原題は「ロイ・ビーン判事の生涯と時代」まさしく、まさしく。
法が制定されていても、そのチカラがまだ及ばない“荒くれ者とガラガラヘビしかいない”19世紀末のテキサス。「おれが判事をやる」と自称しただけで判事となった男の人生。
監督ジョン・ヒューストン、脚本ジョン・ミリアス(戦争オタクのあぶない男。「地獄の黙示録」は彼の脚本)、主演ポール・ニューマン(ミリアスとは正反対にリベラル)、共演にジャクリーン・ビセット(70年代初頭に中学生だった人間にとって、世界でいちばんきれいな人だと思ってました。フェイ・ダナウェイはまた別の方面)、ロディ・マクドウォール(オリジナル「猿の惑星」におけるコーネリアス)、エヴァ・ガードナー(この人にはネイティブ・アメリカンの血が流れているとか)、アンソニー・パーキンス、そしてネッド・ビーティ(存命ですっ!)。古くからの映画ファンには涙がちょちょぎれる(昔の映画評論における流行語)メンツがそろっております。
映画のスタイルとして、ロイ・ビーン自身の気持ちは(歌姫エヴァ・ガードナーへの憧憬をのぞけば)あまり描かれず、まわりの登場人物がカメラに向かって語りかけるなどして描かれる。ジョン・ヒューストンの余裕だろうか。
ラストまで一度もひげを剃らないロイ・ビーンはけっこう間が抜けていて、しかし正義を完遂するという意欲だけは(空回りしつつも)旺盛だ。

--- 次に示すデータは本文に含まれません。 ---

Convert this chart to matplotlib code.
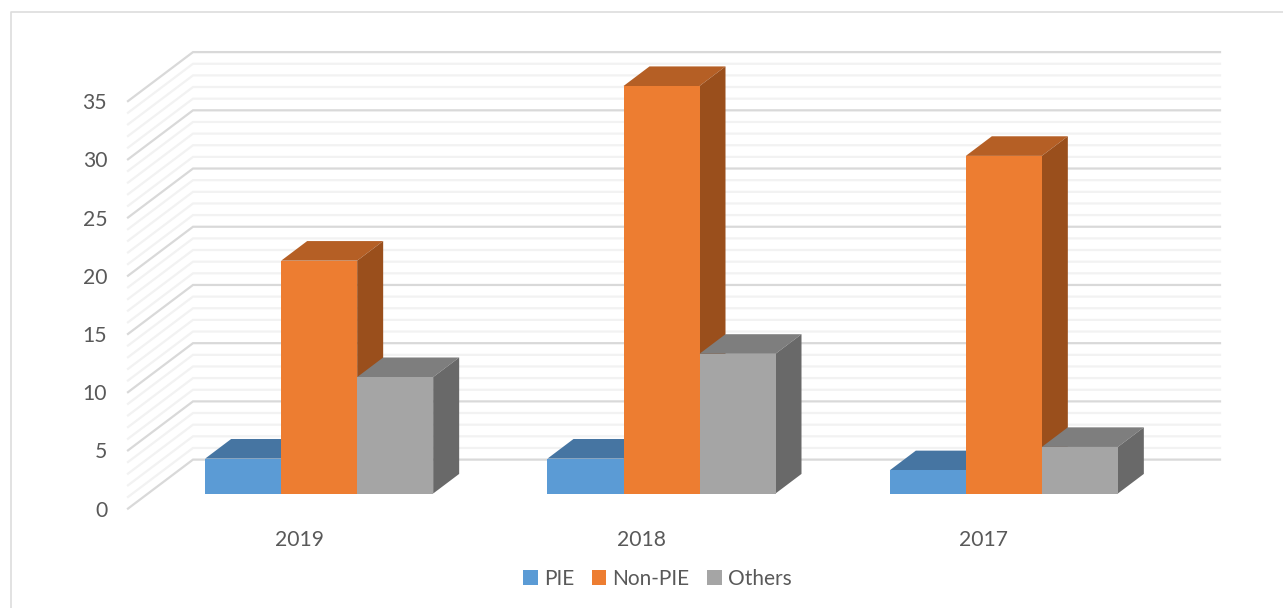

黒人やメキシコ人を殺しても罪に問われない時代に、ビーンは怒りをこめて悪者たちを高く吊るし続ける。メキシコ人の少女を愛し(ジョン・ヒューストン自身も年の離れたメキシコ人女性と晩年に暮らしていた)、流れ者が連れてきた黒熊とも同居し、しかしそのいずれもを失い、ロイは悲嘆にくれる。
これまで気持ちが描かれてこなかったからこそ、彼の哀しみは胸に迫る。まして、少女はロイの子を産んだために亡くなってしまったのであり、彼はそのために二十年も行方知れずになってしまう。
彼が町に帰ってきてからの展開は、正統派西部劇のドンパチ。任侠映画のようでもある。奇妙な味わいのウエスタンではあるけれども、心に残るいい映画でした。